**Problem description**
Copy the data exactly as it appears, and do not include any pictures.

******

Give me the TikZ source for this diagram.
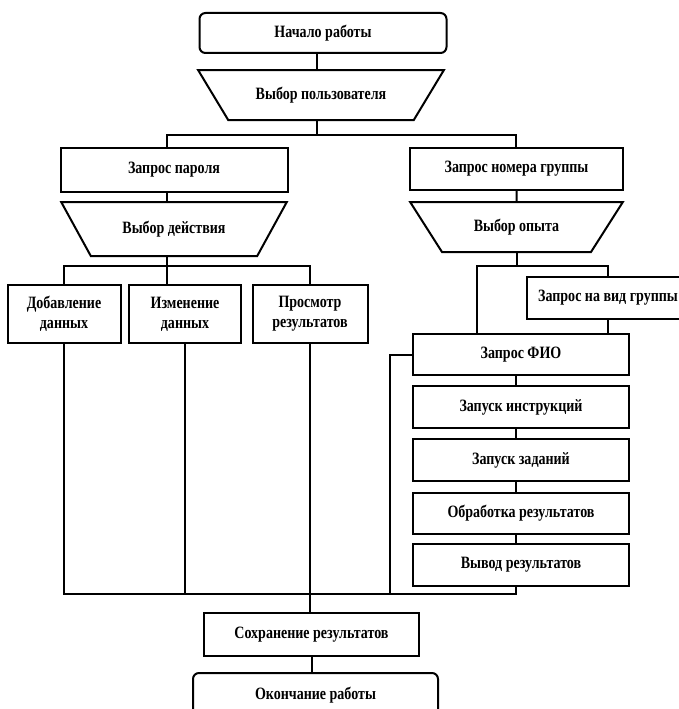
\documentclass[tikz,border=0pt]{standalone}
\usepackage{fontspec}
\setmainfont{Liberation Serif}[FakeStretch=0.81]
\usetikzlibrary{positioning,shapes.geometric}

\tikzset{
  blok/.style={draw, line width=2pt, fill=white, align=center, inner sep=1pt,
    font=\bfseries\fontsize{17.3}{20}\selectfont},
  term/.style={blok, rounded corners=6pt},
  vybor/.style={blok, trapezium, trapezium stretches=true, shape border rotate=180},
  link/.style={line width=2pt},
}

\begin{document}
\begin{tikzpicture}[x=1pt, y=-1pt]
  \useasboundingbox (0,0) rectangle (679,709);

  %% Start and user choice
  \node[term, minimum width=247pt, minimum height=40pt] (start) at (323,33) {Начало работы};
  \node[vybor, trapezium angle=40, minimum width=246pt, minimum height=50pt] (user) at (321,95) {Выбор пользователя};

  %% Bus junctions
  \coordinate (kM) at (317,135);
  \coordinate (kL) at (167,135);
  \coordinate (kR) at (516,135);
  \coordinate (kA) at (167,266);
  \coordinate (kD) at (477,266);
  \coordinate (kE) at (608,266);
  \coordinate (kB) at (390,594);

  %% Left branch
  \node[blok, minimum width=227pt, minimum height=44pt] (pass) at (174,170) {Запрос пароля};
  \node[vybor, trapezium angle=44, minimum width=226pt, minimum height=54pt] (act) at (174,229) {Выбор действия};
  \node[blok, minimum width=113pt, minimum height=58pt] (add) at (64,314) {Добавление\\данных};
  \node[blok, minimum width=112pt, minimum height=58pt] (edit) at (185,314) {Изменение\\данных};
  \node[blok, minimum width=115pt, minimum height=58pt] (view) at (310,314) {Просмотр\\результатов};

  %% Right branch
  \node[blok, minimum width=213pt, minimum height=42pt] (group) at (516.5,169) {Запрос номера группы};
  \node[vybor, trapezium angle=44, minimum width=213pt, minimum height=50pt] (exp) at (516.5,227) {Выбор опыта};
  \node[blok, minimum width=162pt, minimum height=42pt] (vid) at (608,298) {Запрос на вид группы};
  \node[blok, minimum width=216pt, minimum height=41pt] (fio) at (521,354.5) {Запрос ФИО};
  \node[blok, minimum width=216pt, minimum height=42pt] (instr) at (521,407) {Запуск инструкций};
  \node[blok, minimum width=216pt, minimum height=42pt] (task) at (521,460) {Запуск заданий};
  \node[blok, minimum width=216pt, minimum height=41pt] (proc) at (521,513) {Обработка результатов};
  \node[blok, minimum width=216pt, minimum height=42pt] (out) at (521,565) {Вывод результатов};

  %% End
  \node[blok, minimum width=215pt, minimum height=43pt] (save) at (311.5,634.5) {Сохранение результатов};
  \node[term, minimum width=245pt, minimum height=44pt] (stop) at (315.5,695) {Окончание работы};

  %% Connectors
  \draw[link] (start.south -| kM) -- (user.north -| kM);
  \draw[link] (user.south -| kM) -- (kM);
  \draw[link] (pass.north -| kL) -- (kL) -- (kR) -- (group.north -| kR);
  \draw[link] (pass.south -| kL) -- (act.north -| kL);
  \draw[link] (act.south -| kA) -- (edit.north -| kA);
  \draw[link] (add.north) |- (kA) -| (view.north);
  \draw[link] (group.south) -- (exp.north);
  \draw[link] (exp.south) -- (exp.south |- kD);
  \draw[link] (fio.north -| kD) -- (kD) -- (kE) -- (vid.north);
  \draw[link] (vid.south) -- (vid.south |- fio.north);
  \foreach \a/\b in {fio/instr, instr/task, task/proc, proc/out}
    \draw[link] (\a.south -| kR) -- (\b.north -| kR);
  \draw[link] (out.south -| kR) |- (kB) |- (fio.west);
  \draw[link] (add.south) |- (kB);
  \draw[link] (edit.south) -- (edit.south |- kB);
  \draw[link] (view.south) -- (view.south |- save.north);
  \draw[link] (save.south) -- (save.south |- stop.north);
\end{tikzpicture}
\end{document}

******

**Solution**
Give me the TikZ source for this diagram.
\documentclass[tikz,border=0pt]{standalone}
\usepackage{fontspec}
\setmainfont{Liberation Serif}[FakeStretch=0.81]
\usetikzlibrary{positioning,shapes.geometric}

\tikzset{
  blok/.style={draw, line width=2pt, fill=white, align=center, inner sep=1pt,
    font=\bfseries\fontsize{17.3}{20}\selectfont},
  term/.style={blok, rounded corners=6pt},
  vybor/.style={blok, trapezium, trapezium stretches=true, shape border rotate=180},
  link/.style={line width=2pt},
}

\begin{document}
\begin{tikzpicture}[x=1pt, y=-1pt]
  \useasboundingbox (0,0) rectangle (679,709);

  %% Start and user choice
  \node[term, minimum width=247pt, minimum height=40pt] (start) at (323,33) {Начало работы};
  \node[vybor, trapezium angle=40, minimum width=246pt, minimum height=50pt] (user) at (321,95) {Выбор пользователя};

  %% Bus junctions
  \coordinate (kM) at (317,135);
  \coordinate (kL) at (167,135);
  \coordinate (kR) at (516,135);
  \coordinate (kA) at (167,266);
  \coordinate (kD) at (477,266);
  \coordinate (kE) at (608,266);
  \coordinate (kB) at (390,594);

  %% Left branch
  \node[blok, minimum width=227pt, minimum height=44pt] (pass) at (174,170) {Запрос пароля};
  \node[vybor, trapezium angle=44, minimum width=226pt, minimum height=54pt] (act) at (174,229) {Выбор действия};
  \node[blok, minimum width=113pt, minimum height=58pt] (add) at (64,314) {Добавление\\данных};
  \node[blok, minimum width=112pt, minimum height=58pt] (edit) at (185,314) {Изменение\\данных};
  \node[blok, minimum width=115pt, minimum height=58pt] (view) at (310,314) {Просмотр\\результатов};

  %% Right branch
  \node[blok, minimum width=213pt, minimum height=42pt] (group) at (516.5,169) {Запрос номера группы};
  \node[vybor, trapezium angle=44, minimum width=213pt, minimum height=50pt] (exp) at (516.5,227) {Выбор опыта};
  \node[blok, minimum width=162pt, minimum height=42pt] (vid) at (608,298) {Запрос на вид группы};
  \node[blok, minimum width=216pt, minimum height=41pt] (fio) at (521,354.5) {Запрос ФИО};
  \node[blok, minimum width=216pt, minimum height=42pt] (instr) at (521,407) {Запуск инструкций};
  \node[blok, minimum width=216pt, minimum height=42pt] (task) at (521,460) {Запуск заданий};
  \node[blok, minimum width=216pt, minimum height=41pt] (proc) at (521,513) {Обработка результатов};
  \node[blok, minimum width=216pt, minimum height=42pt] (out) at (521,565) {Вывод результатов};

  %% End
  \node[blok, minimum width=215pt, minimum height=43pt] (save) at (311.5,634.5) {Сохранение результатов};
  \node[term, minimum width=245pt, minimum height=44pt] (stop) at (315.5,695) {Окончание работы};

  %% Connectors
  \draw[link] (start.south -| kM) -- (user.north -| kM);
  \draw[link] (user.south -| kM) -- (kM);
  \draw[link] (pass.north -| kL) -- (kL) -- (kR) -- (group.north -| kR);
  \draw[link] (pass.south -| kL) -- (act.north -| kL);
  \draw[link] (act.south -| kA) -- (edit.north -| kA);
  \draw[link] (add.north) |- (kA) -| (view.north);
  \draw[link] (group.south) -- (exp.north);
  \draw[link] (exp.south) -- (exp.south |- kD);
  \draw[link] (fio.north -| kD) -- (kD) -- (kE) -- (vid.north);
  \draw[link] (vid.south) -- (vid.south |- fio.north);
  \foreach \a/\b in {fio/instr, instr/task, task/proc, proc/out}
    \draw[link] (\a.south -| kR) -- (\b.north -| kR);
  \draw[link] (out.south -| kR) |- (kB) |- (fio.west);
  \draw[link] (add.south) |- (kB);
  \draw[link] (edit.south) -- (edit.south |- kB);
  \draw[link] (view.south) -- (view.south |- save.north);
  \draw[link] (save.south) -- (save.south |- stop.north);
\end{tikzpicture}
\end{document}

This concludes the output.